In the UK, faced with persistently high inflation (jumping to +10.4% y-o-y in February vs. +10% in January), the Bank of England (BoE) raised its key rates by 50 and 25bp (to 4.25%) in February and March. Like his European peers, BoE Governor Andrew Bailey indicated that the level of interest rates would be determined by anti-inflationary considerations, believing that the UK banking system was resilient, and that if inflation persisted, further monetary tightening would be favoured by the BoE despite the deteriorating economic outlook.
In the US, the failure of the regional banks Silicon Valley Bank, Signature Bank and Silvergate forced the Fed and regulators to deploy exceptional measures to guarantee deposits and access to liquidity for American credit institutions. More than $300bn in liquidity was injected into the banking system in the space of a week in March. Since then, the signals have been reassuring, since not only do interbank markets remain active and liquidity injections have partially slowed, but also the risks of deposit flight remain contained. Given the financial turmoil and expectations of a less restrictive monetary policy, US sovereign rates fell sharply over the quarter. However, in light of a still very tight labour market (ongoing dynamic job creation), conducive to second-round effects, and persistent inflation (PCE inflation: +5% y-o-y in March; core component: +4.6%), the Fed raised its key rates by 25bp at its two meetings (from 4.25-5% to 4.75-50%).

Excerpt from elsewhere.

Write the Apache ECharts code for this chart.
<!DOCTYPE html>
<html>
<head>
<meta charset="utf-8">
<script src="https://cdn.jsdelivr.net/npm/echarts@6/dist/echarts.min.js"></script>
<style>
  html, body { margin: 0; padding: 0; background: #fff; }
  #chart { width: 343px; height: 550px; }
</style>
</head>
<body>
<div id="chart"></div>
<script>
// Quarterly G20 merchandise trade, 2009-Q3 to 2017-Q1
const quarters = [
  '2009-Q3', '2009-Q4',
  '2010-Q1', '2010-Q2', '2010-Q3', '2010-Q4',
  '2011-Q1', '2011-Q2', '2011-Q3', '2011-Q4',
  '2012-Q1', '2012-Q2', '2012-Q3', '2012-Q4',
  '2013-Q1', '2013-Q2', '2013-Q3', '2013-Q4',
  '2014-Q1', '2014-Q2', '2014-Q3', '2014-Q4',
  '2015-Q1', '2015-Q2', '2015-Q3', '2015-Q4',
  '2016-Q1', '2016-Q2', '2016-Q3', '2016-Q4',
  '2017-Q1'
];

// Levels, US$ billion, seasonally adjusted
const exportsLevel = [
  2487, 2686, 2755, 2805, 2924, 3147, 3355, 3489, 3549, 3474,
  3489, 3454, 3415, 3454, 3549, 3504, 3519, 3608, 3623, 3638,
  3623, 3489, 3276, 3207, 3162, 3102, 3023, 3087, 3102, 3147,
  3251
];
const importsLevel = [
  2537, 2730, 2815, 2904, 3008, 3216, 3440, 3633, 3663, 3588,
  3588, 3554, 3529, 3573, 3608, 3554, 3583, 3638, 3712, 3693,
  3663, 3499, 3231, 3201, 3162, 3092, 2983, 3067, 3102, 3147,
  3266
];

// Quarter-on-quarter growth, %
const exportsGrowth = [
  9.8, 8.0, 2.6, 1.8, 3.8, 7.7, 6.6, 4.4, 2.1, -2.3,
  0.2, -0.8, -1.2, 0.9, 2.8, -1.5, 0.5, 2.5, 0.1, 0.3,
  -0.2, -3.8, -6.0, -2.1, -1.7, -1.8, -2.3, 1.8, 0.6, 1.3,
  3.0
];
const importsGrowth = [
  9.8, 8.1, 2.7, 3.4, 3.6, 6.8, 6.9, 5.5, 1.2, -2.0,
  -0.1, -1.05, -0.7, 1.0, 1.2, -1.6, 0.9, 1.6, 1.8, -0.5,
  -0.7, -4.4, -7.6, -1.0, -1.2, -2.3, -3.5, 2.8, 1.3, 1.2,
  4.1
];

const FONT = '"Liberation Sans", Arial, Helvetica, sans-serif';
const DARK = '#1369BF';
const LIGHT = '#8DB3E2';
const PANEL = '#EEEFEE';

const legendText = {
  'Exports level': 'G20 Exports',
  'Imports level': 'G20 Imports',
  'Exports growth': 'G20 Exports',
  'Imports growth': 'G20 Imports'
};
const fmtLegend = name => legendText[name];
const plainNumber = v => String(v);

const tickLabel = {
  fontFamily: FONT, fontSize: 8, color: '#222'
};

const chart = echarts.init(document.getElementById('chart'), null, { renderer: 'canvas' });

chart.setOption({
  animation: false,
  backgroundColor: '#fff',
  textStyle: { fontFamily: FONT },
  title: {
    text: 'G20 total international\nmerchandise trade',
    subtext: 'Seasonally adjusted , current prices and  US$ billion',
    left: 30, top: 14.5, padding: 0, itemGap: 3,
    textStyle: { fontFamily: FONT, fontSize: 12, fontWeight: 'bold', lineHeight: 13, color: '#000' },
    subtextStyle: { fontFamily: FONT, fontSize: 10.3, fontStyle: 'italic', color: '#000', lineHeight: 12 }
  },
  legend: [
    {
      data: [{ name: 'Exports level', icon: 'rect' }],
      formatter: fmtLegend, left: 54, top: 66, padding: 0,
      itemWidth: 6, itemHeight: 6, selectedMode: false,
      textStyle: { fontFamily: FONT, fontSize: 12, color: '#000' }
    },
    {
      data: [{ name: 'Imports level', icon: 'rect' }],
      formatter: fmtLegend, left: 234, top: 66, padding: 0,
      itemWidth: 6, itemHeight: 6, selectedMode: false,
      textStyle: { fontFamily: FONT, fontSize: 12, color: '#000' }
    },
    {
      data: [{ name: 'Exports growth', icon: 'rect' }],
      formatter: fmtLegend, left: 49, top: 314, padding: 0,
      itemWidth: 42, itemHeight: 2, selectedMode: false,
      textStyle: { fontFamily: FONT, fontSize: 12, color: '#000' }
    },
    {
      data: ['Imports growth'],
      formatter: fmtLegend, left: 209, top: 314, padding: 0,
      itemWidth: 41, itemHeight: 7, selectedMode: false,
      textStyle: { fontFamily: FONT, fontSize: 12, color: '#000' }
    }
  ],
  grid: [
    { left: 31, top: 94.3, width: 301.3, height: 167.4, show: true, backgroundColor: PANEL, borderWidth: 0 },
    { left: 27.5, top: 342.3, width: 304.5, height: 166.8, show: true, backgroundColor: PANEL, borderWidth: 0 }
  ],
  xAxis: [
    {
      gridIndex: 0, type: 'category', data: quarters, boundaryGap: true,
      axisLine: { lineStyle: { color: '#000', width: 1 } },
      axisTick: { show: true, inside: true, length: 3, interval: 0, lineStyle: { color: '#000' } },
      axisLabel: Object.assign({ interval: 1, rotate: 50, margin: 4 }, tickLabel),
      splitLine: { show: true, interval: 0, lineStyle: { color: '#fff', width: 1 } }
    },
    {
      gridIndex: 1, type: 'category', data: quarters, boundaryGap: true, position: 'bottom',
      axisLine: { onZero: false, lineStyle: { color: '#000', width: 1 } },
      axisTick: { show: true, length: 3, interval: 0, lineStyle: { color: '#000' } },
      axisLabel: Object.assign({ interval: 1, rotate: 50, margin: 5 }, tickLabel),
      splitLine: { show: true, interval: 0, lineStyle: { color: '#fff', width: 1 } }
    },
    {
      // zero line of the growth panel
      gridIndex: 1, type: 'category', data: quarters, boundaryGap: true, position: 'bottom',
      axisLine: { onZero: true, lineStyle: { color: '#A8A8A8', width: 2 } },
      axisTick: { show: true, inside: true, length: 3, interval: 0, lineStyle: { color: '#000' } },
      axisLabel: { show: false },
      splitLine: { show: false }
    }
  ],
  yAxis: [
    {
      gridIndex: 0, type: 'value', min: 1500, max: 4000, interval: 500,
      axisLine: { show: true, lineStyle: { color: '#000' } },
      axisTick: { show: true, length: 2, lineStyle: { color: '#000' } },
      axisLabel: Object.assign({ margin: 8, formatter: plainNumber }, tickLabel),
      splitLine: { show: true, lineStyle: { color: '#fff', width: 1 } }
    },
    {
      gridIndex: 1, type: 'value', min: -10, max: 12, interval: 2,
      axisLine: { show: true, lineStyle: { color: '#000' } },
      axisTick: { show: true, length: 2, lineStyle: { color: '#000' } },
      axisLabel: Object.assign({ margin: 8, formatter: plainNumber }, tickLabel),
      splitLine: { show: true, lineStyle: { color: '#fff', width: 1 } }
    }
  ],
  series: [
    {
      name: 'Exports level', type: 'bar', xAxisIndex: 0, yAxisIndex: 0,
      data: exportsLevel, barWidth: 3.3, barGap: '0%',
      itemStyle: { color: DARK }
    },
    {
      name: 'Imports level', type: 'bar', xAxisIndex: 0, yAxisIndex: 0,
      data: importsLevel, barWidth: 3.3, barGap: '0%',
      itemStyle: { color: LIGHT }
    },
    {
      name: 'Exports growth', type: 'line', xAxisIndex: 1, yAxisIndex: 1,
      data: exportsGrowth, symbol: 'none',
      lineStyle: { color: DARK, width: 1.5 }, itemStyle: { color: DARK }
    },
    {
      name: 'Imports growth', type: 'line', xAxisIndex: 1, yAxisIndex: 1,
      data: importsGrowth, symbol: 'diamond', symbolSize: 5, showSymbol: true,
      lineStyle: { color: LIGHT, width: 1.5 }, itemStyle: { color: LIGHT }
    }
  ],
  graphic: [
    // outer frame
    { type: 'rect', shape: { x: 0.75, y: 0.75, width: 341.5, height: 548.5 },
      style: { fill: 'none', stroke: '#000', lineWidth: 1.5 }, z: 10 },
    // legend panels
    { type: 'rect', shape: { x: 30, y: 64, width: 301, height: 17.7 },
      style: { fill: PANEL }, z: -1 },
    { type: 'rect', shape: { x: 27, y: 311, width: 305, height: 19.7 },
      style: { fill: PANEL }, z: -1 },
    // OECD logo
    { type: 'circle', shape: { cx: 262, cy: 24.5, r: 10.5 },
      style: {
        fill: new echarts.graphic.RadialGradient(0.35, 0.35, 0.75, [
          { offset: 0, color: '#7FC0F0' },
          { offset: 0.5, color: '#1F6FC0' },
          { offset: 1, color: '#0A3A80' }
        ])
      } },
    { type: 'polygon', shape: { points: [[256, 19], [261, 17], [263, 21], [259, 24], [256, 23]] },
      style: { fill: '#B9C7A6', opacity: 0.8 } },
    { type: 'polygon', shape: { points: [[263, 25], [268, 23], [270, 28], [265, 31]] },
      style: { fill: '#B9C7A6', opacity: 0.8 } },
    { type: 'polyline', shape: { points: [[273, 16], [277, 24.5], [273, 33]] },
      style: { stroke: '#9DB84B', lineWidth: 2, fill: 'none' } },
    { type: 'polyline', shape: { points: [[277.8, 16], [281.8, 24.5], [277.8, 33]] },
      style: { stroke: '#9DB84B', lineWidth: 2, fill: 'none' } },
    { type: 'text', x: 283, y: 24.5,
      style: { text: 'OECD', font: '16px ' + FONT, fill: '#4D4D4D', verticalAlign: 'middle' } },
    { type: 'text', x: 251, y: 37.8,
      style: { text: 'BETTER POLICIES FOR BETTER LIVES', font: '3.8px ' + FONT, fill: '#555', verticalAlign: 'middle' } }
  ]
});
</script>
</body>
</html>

Central bankers nevertheless acknowledged that the toughening of financial conditions induced by the banking stress could lessen the need to raise key rates as high as previously anticipated.
In China, the reopening of the economy is clearly benefitting the activity PMIs, which have rebounded sharply, particularly in services (Caixin services PMI for February and March very clearly in expansionary territory and accelerating), buoyed by the strong rebound in domestic consumption. In addition, geopolitical tension with the United States has increased, notably over the war in Ukraine, one year after the start of the Russian invasion, while the meeting between Xi Jinping and Vladimir Putin has ramped up the differences between the two Western and Eastern blocs. With regard to emerging markets, Lula's government proposed a new fiscal framework with a pledge to reduce the public deficit, while the Brazilian central bank once again kept its key rates unchanged over the quarter.
Regarding commodities, the moderation of energy prices continued this quarter, particularly for gas (almost -40% for the quarter as a whole to €46/MWh), due to favourable weather conditions, efforts to reduce demand and the diversification of supplies. Given concerns related to recession and banking stress, oil prices also fell (Brent crude oil by -9% to $79/barrel), which also reflects the resilience of Russian exports despite Western sanctions. Lastly, China's economic recovery supported the price of industrial metals (copper: +7.5%; aluminium: stable), while gold was strengthened by the wave of aversion to risk.